The Reserve Bank has increased the Official Cash Rate (OCR) from 2.50 to 2.75 percent to keep inflationary pressures in check.
Reserve Bank Governor Alan Bollard argued the increase in interest rates was a sign and consequence of a strengthening economy. Prices for New Zealand’s exports have risen sharply over the past few months and Dr Bollard expects the job market to improve in the year ahead.
“In New Zealand, growth of around 3.5 percent is expected this year and next,” he said.
“The main drivers of this outlook are higher export prices and volume growth, an improving labour market and a pick-up in residential and business investment. However, we expect households to remain relatively cautious, with the housing market and credit growth staying subdued.
“Underlying CPI inflation is expected to track within the target range even as the economy expands further. That said, headline CPI inflation will be boosted temporarily by the announced increase in GST and other government-related price changes. Provided households and firms do not reflect this price spike in their wage and price-setting behaviours we do not expect a lasting impact on inflation.
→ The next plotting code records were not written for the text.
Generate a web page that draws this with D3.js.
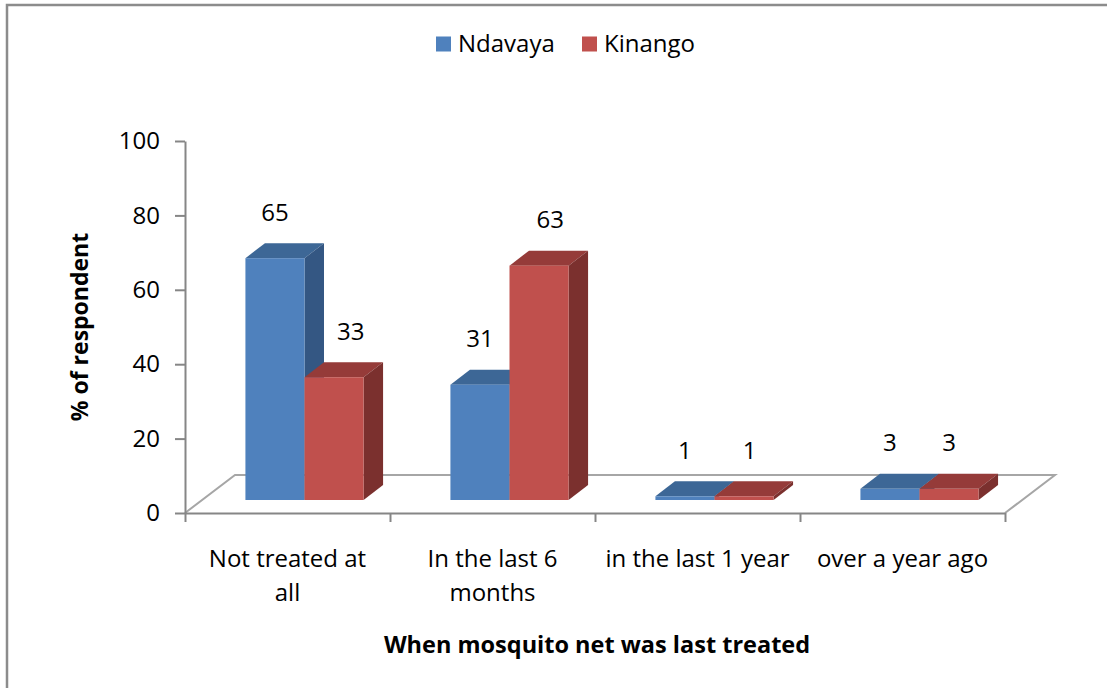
<!DOCTYPE html>
<html>
<head>
<meta charset="utf-8">
<script src="https://cdn.jsdelivr.net/npm/d3@7"></script>
<style>
  body { margin: 0; background: #fff; }
  text { font-family: "Open Sans", sans-serif; }
</style>
</head>
<body>
<svg id="chart" width="1107" height="688"></svg>
<script>
// chart data
const categories = [["Not treated at", "all"], ["In the last 6", "months"], ["in the last 1 year"], ["over a year ago"]];
const seriesNames = ["Ndavaya", "Kinango"];
const ndavaya = [65, 31, 1, 3];
const kinango = [33, 63, 1, 3];
const yTicks = [0, 20, 40, 60, 80, 100];

const values = [ndavaya, kinango];
const colors = [
	{front: "#4f81bd", top: "#3d6796", side: "#345783"},
	{front: "#c0504d", top: "#953b39", side: "#7b302e"}
];

const svg = d3.select("#chart");
const W = 1107, H = 688;

// outer frame (only left and top edges are in view)
svg.append("path")
	.attr("d", `M7,${H + 5}V5H${W + 5}`)
	.attr("fill", "none")
	.attr("stroke", "#8c8c8c")
	.attr("stroke-width", 2.5);

const left = 185, right = 1005, base = 513;

// floor depth vector and bar depth (perspective-ish)
const floorD = {x: 50, y: -38};
const frontD = {x: 17, y: -13};   // where bar front face sits
const barD = {x: 19.5, y: -15};   // bar depth

const y = d3.scaleLinear().domain([0, 100]).range([base, 141]);

const xCat = d3.scaleBand()
	.domain(d3.range(categories.length))
	.range([left, right])
	.padding(0);

const xSer = d3.scaleBand()
	.domain(d3.range(seriesNames.length))
	.range([0, xCat.bandwidth()])
	.paddingInner(0)
	.paddingOuter(0.735);

// floor
const floor = svg.append("g")
	.attr("fill", "none")
	.attr("stroke", "#a6a6a6")
	.attr("stroke-width", 2);
floor.append("path")
	.attr("d", `M${left},${base}L${left + floorD.x},${base + floorD.y}H${right + floorD.x}L${right},${base}`);

// y axis
const yAxis = svg.append("g")
	.attr("transform", `translate(${left},0)`)
	.call(d3.axisLeft(y).tickValues(yTicks).tickSize(10).tickPadding(15).tickSizeOuter(0));
yAxis.select(".domain").attr("stroke", "#868686").attr("stroke-width", 2);
yAxis.selectAll(".tick line").attr("stroke", "#868686").attr("stroke-width", 2);
yAxis.selectAll(".tick text")
	.attr("font-size", 24)
	.attr("font-family", "Open Sans, sans-serif")
	.attr("fill", "#000");

// x axis (category boundaries)
const xEdge = d3.scaleLinear().domain([0, categories.length]).range([left, right]);
const xAxis = svg.append("g")
	.attr("transform", `translate(0,${base})`)
	.call(d3.axisBottom(xEdge).tickValues(d3.range(categories.length + 1)).tickFormat("").tickSize(9).tickSizeOuter(0));
xAxis.select(".domain").attr("stroke", "#868686").attr("stroke-width", 2);
xAxis.selectAll(".tick line").attr("stroke", "#868686").attr("stroke-width", 2);

// bars
const bars = [];
categories.forEach((c, i) => {
	seriesNames.forEach((s, j) => {
		bars.push({cat: i, ser: j, value: values[j][i]});
	});
});

const yBase = base + frontD.y;
const barG = svg.append("g");
bars.forEach(b => {
	const x0 = xCat(b.cat) + xSer(b.ser) + frontD.x;
	const x1 = x0 + xSer.bandwidth();
	const yTop = y(b.value) + frontD.y;
	const col = colors[b.ser];
	const g = barG.append("g");
	g.append("path")
		.attr("d", `M${x0},${yTop}L${x1},${yTop}L${x1 + barD.x},${yTop + barD.y}L${x0 + barD.x},${yTop + barD.y}Z`)
		.attr("fill", col.top);
	g.append("path")
		.attr("d", `M${x1},${yTop}L${x1 + barD.x},${yTop + barD.y}L${x1 + barD.x},${yBase + barD.y}L${x1},${yBase}Z`)
		.attr("fill", col.side);
	g.append("rect")
		.attr("x", x0).attr("y", yTop)
		.attr("width", x1 - x0).attr("height", yBase - yTop)
		.attr("fill", col.front);
	b.cx = (x0 + x1) / 2;
	b.yTop = yTop;
});

// value labels
svg.append("g")
	.selectAll("text").data(bars).enter()
	.append("text")
	.attr("x", d => d.cx + d.ser * (955 - d.cx) * 0.027)
	.attr("y", d => d.yTop - 46)
	.attr("dy", "0.35em")
	.attr("text-anchor", "middle")
	.attr("font-size", 24)
	.attr("fill", "#000")
	.text(d => d.value);

// category labels
const catLabels = svg.append("g")
	.selectAll("text").data(categories).enter()
	.append("text")
	.attr("text-anchor", "middle")
	.attr("font-size", 24)
	.attr("fill", "#000");
catLabels.selectAll("tspan").data((d, i) => d.map(t => ({t, i}))).enter()
	.append("tspan")
	.attr("x", d => xCat(d.i) + xCat.bandwidth() / 2)
	.attr("y", (d, k) => 567 + k * 34)
	.text(d => d.t);

// axis titles
svg.append("text")
	.attr("x", 597).attr("y", 645)
	.attr("dy", "0.35em")
	.attr("text-anchor", "middle")
	.attr("font-size", 23.5)
	.attr("font-weight", "bold")
	.text("When mosquito net was last treated");

svg.append("text")
	.attr("transform", "translate(80,327) rotate(-90)")
	.attr("dy", "0.35em")
	.attr("text-anchor", "middle")
	.attr("font-size", 23)
	.attr("font-weight", "bold")
	.text("% of respondent");

// legend
const legend = svg.append("g").attr("transform", "translate(436,44)");
const legX = [0, 146];
seriesNames.forEach((s, j) => {
	const lg = legend.append("g").attr("transform", `translate(${legX[j]},0)`);
	lg.append("rect")
		.attr("x", 0).attr("y", -7.5)
		.attr("width", 15).attr("height", 15)
		.attr("fill", colors[j].front);
	lg.append("text")
		.attr("x", 22).attr("dy", "0.35em")
		.attr("font-size", 24)
		.attr("fill", "#000")
		.text(s);
});
</script>
</body>
</html>
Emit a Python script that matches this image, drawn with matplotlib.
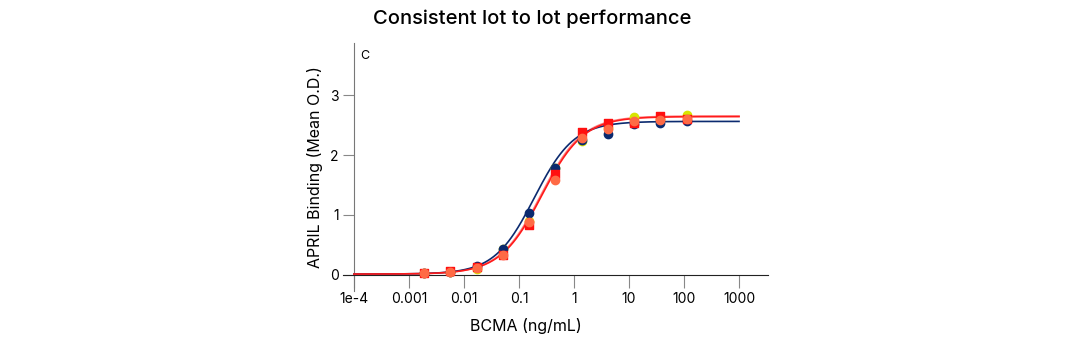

“Given this outlook and as previously signalled, we have decided to begin removing some of the monetary policy stimulus that is currently in place. The further removal of stimulus will be reviewed in light of economic and financial market developments.”
Dr Bollard does not expect today’s interest rate to be the first of a series of rises to rival those seen in the last decade. (See Interest Rate Graph.)
“The fact that bank funding costs are higher, long-term interest rates are higher than short-term interest rates, and a greater proportion of borrowers use floating rate mortgages should all reduce the extent to which the OCR will need to be increased relative to previous cycles.”